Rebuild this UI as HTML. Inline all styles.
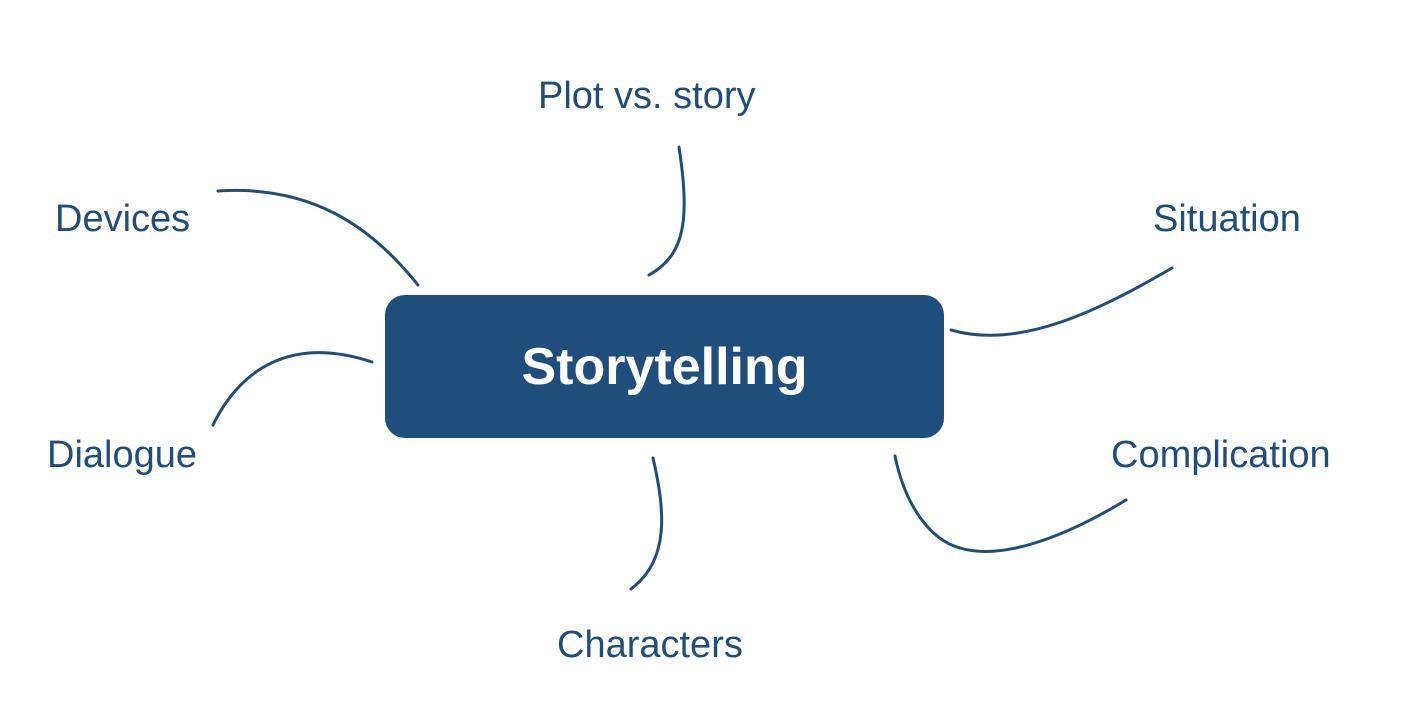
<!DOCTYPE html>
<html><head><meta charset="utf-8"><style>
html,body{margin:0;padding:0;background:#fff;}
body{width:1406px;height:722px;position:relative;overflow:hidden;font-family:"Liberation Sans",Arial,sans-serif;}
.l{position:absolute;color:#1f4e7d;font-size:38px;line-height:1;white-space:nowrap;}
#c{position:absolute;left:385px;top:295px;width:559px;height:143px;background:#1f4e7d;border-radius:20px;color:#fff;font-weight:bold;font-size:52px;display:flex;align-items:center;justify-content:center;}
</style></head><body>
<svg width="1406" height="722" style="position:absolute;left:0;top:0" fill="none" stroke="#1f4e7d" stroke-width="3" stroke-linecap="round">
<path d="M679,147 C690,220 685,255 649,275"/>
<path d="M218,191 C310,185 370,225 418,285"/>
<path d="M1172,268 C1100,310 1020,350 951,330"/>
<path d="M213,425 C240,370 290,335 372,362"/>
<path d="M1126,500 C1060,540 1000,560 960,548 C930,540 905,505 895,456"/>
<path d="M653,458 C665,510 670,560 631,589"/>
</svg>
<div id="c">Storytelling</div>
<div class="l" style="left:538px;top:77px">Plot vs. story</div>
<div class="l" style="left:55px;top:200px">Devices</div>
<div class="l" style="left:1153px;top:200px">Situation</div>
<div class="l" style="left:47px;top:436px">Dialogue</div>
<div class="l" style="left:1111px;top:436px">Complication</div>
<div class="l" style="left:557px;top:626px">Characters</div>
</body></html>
..........
Aim:
Every line of the data above should be quoted exactly. Omit the pictures.

Full solution:
Rebuild this UI as HTML. Inline all styles.
<!DOCTYPE html>
<html><head><meta charset="utf-8"><style>
html,body{margin:0;padding:0;background:#fff;}
body{width:1406px;height:722px;position:relative;overflow:hidden;font-family:"Liberation Sans",Arial,sans-serif;}
.l{position:absolute;color:#1f4e7d;font-size:38px;line-height:1;white-space:nowrap;}
#c{position:absolute;left:385px;top:295px;width:559px;height:143px;background:#1f4e7d;border-radius:20px;color:#fff;font-weight:bold;font-size:52px;display:flex;align-items:center;justify-content:center;}
</style></head><body>
<svg width="1406" height="722" style="position:absolute;left:0;top:0" fill="none" stroke="#1f4e7d" stroke-width="3" stroke-linecap="round">
<path d="M679,147 C690,220 685,255 649,275"/>
<path d="M218,191 C310,185 370,225 418,285"/>
<path d="M1172,268 C1100,310 1020,350 951,330"/>
<path d="M213,425 C240,370 290,335 372,362"/>
<path d="M1126,500 C1060,540 1000,560 960,548 C930,540 905,505 895,456"/>
<path d="M653,458 C665,510 670,560 631,589"/>
</svg>
<div id="c">Storytelling</div>
<div class="l" style="left:538px;top:77px">Plot vs. story</div>
<div class="l" style="left:55px;top:200px">Devices</div>
<div class="l" style="left:1153px;top:200px">Situation</div>
<div class="l" style="left:47px;top:436px">Dialogue</div>
<div class="l" style="left:1111px;top:436px">Complication</div>
<div class="l" style="left:557px;top:626px">Characters</div>
</body></html>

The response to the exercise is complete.